A trust administration that I am working on right now is illustrating the importance of including alternative distribution provisions in your estate plan. My client is the trustee of her relative’s trust. The relative had validly exercised a power of appointment to give the residue of his survivor’s trust to his new wife. The language in the power of appointment was simple and clear that all the assets in the survivor’s trust were to be distributed outright to his wife. There is no question or issue with that distribution. However, the new wife died before the relative died and the relative had not updated his estate plan.
The issue is that the relative did not include a provision directing where the assets go if the new wife did not survive him.
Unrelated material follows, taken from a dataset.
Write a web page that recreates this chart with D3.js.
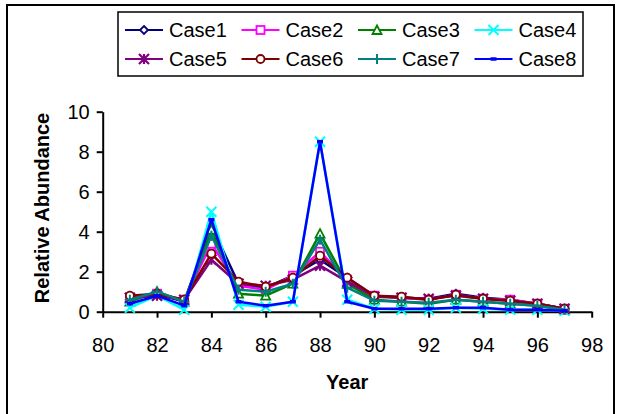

This could have been as simple as “to my wife and if she does not survive me, then to my heirs.” But since that language is not included in the relative’s trust, my client has to petition the court to determine who are the beneficiaries of the trust. That petition includes an analysis of Probate Code Sections 21110 and 21111 which dictates what happens in this situation.
The first code section, Section 21110, provides that if the named beneficiary is not able to take the distribution for certain reasons including death, then the distribution is to go to that beneficiary’s issue (the blood relatives of the beneficiary). It does not go to the beneficiary’s issue if there is an alternative distribution such as if the maker of the trust (or will) states that the gift lapses or it goes to another group of people. However, specifically applicable to my client’s matter, this fix for a failed distribution does not apply if the beneficiary is the spouse of the maker of the trust (or will).
The Probate Code in section 21111 does provide for what happens when a distribution fails. First, the distribution goes according to the alternative distribution. If there is no alternative distribution, then it is distributed according to the residuary provision which is the “catch-all” provision which states how the assets that are not specifically distributed to a beneficiary are to be distributed. In my client’s matter we do not have an alternative distribution because the relative did not say where the assets go if his wife did not survive him and the gift that failed IS the residuary provision. The Probate Code provides under these circumstances that the distribution then is transferred to the decedent’s estate.
Unfortunately, in my client’s matter, we may have to open a probate to distribute an asset that is titled in a valid trust. Surely my client’s relative did not intend this to happen because presumably the relative was attempting to avoid probate by doing a trust. In addition, the relative executed a pour-over Will which distributes everything to the trust or if the trust fails for whatever reason, then the terms of the trust are to be used for distribution of assets. So we are back to the same issue that we have a failed transfer! Talk about a vicious cycle!
When preparing your estate plan, be sure to think about all contingencies and provide for them clearly in the documents so that your trustee or beneficiaries do not have to go to court to have it figured out.